LISTED RECORDS →
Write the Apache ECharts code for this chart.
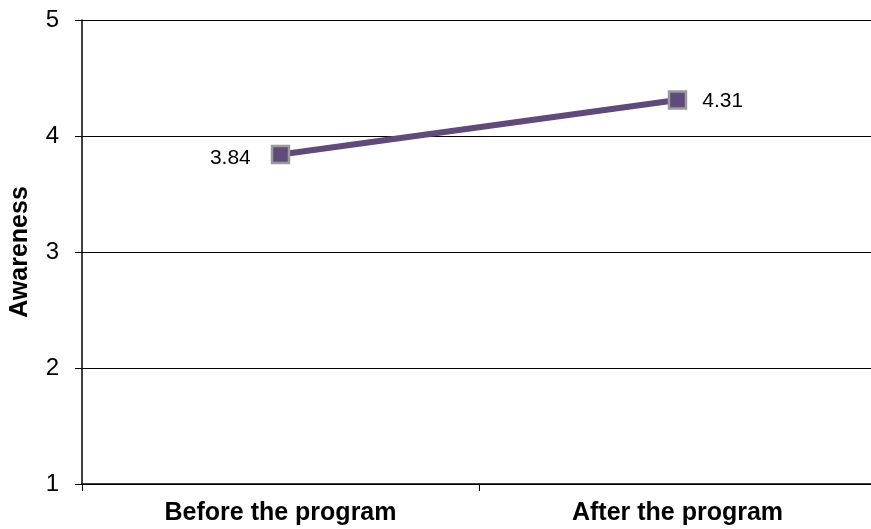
<!DOCTYPE html>
<html>
<head>
<meta charset="utf-8">
<script src="https://cdn.jsdelivr.net/npm/echarts@6/dist/echarts.min.js"></script>
<style>
  html, body { margin: 0; padding: 0; background: #fff; }
  #chart { width: 871px; height: 529px; }
</style>
</head>
<body>
<div id="chart"></div>
<script>
// awareness before / after
var categories = ['Before the program', 'After the program'];
var awareness = [3.84, 4.31];
var labelPos = ['left', 'right'];

var chartDom = document.getElementById('chart');
var myChart = echarts.init(chartDom);

var font = 'Liberation Sans, Arial, sans-serif';

var option = {
    animation: false,
    grid: {
        left: 82,
        top: 20,
        width: 794,
        bottom: 45,
        outerBoundsMode: 'none'
    },
    xAxis: {
        type: 'category',
        data: categories,
        boundaryGap: true,
        axisLine: { lineStyle: { color: '#000', width: 1.5 } },
        axisTick: { show: true, length: 7, lineStyle: { color: '#000' } },
        axisLabel: {
            margin: 17,
            color: '#000',
            fontFamily: font,
            fontSize: 25,
            fontWeight: 'bold'
        }
    },
    yAxis: {
        type: 'value',
        min: 1,
        max: 5,
        interval: 1,
        name: 'Awareness',
        nameLocation: 'middle',
        nameGap: 49,
        nameTextStyle: {
            color: '#000',
            fontFamily: font,
            fontSize: 25,
            fontWeight: 'bold'
        },
        axisLine: { show: true, lineStyle: { color: '#000', width: 1.5 } },
        axisTick: { show: true, length: 7, lineStyle: { color: '#000' } },
        axisLabel: {
            margin: 23,
            color: '#000',
            fontFamily: font,
            fontSize: 24
        },
        splitLine: { show: true, lineStyle: { color: '#000', width: 1 } }
    },
    series: [{
        type: 'line',
        data: awareness.map(function (v, i) {
            return {
                value: v,
                label: { position: labelPos[i], distance: i === 0 ? 20 : 15, offset: i === 0 ? [0, 4] : [0, 1] }
            };
        }),
        symbol: 'rect',
        symbolSize: 17,
        lineStyle: { color: '#604a7b', width: 6 },
        itemStyle: { color: '#604a7b', borderColor: '#9a9a9a', borderWidth: 2.5 },
        label: {
            show: true,
            color: '#000',
            fontFamily: font,
            fontSize: 21
        }
    }]
};

myChart.setOption(option);
</script>
</body>
</html>
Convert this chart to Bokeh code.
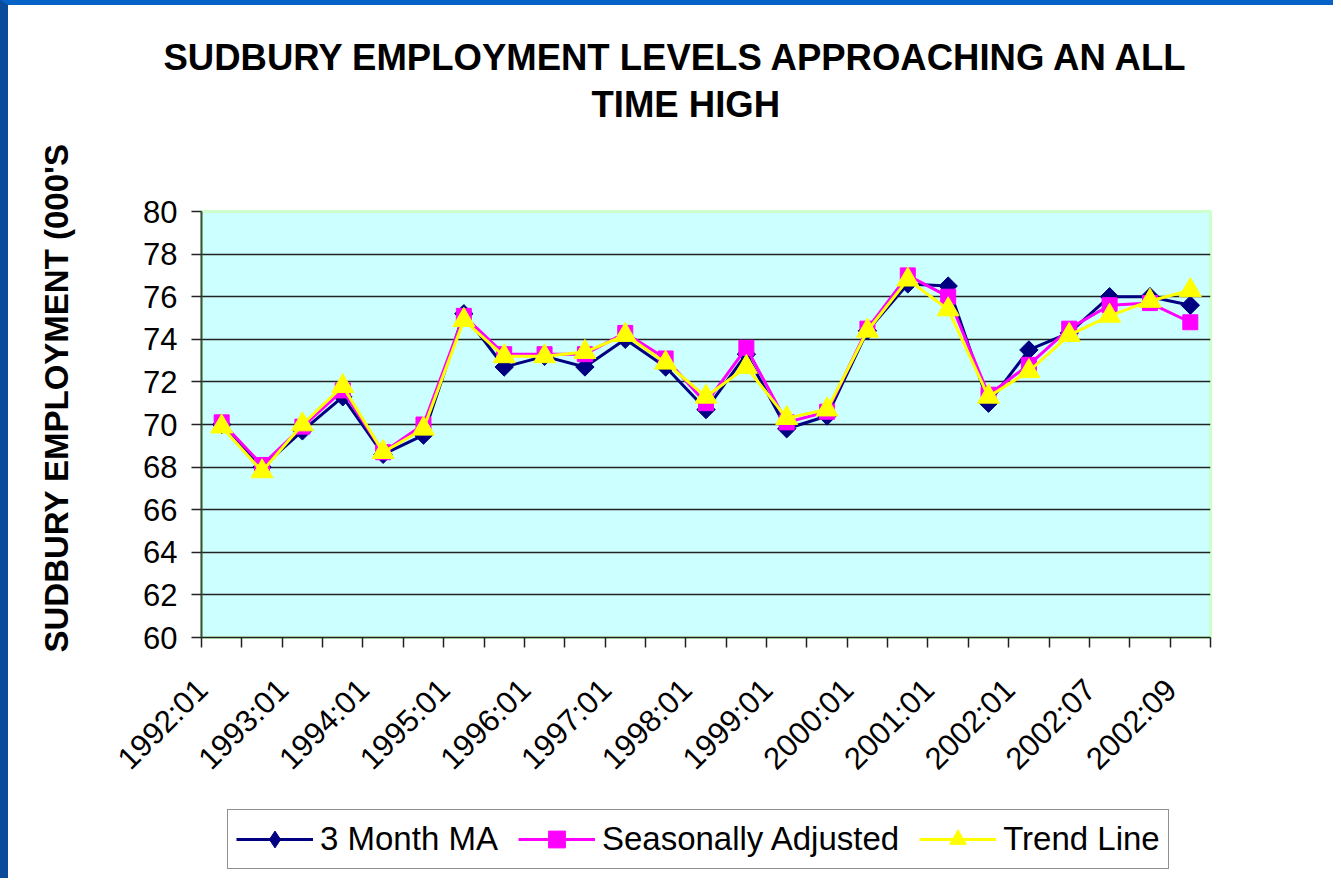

WRITTEN TASK → Transcribe every line in the entries above, taking out only the images.

SOLUTION TO THE EXERCISE →
Write the Apache ECharts code for this chart.
<!DOCTYPE html>
<html>
<head>
<meta charset="utf-8">
<script src="https://cdn.jsdelivr.net/npm/echarts@6/dist/echarts.min.js"></script>
<style>
  html, body { margin: 0; padding: 0; background: #fff; }
  #chart { width: 871px; height: 529px; }
</style>
</head>
<body>
<div id="chart"></div>
<script>
// awareness before / after
var categories = ['Before the program', 'After the program'];
var awareness = [3.84, 4.31];
var labelPos = ['left', 'right'];

var chartDom = document.getElementById('chart');
var myChart = echarts.init(chartDom);

var font = 'Liberation Sans, Arial, sans-serif';

var option = {
    animation: false,
    grid: {
        left: 82,
        top: 20,
        width: 794,
        bottom: 45,
        outerBoundsMode: 'none'
    },
    xAxis: {
        type: 'category',
        data: categories,
        boundaryGap: true,
        axisLine: { lineStyle: { color: '#000', width: 1.5 } },
        axisTick: { show: true, length: 7, lineStyle: { color: '#000' } },
        axisLabel: {
            margin: 17,
            color: '#000',
            fontFamily: font,
            fontSize: 25,
            fontWeight: 'bold'
        }
    },
    yAxis: {
        type: 'value',
        min: 1,
        max: 5,
        interval: 1,
        name: 'Awareness',
        nameLocation: 'middle',
        nameGap: 49,
        nameTextStyle: {
            color: '#000',
            fontFamily: font,
            fontSize: 25,
            fontWeight: 'bold'
        },
        axisLine: { show: true, lineStyle: { color: '#000', width: 1.5 } },
        axisTick: { show: true, length: 7, lineStyle: { color: '#000' } },
        axisLabel: {
            margin: 23,
            color: '#000',
            fontFamily: font,
            fontSize: 24
        },
        splitLine: { show: true, lineStyle: { color: '#000', width: 1 } }
    },
    series: [{
        type: 'line',
        data: awareness.map(function (v, i) {
            return {
                value: v,
                label: { position: labelPos[i], distance: i === 0 ? 20 : 15, offset: i === 0 ? [0, 4] : [0, 1] }
            };
        }),
        symbol: 'rect',
        symbolSize: 17,
        lineStyle: { color: '#604a7b', width: 6 },
        itemStyle: { color: '#604a7b', borderColor: '#9a9a9a', borderWidth: 2.5 },
        label: {
            show: true,
            color: '#000',
            fontFamily: font,
            fontSize: 21
        }
    }]
};

myChart.setOption(option);
</script>
</body>
</html>
Convert this chart to Bokeh code.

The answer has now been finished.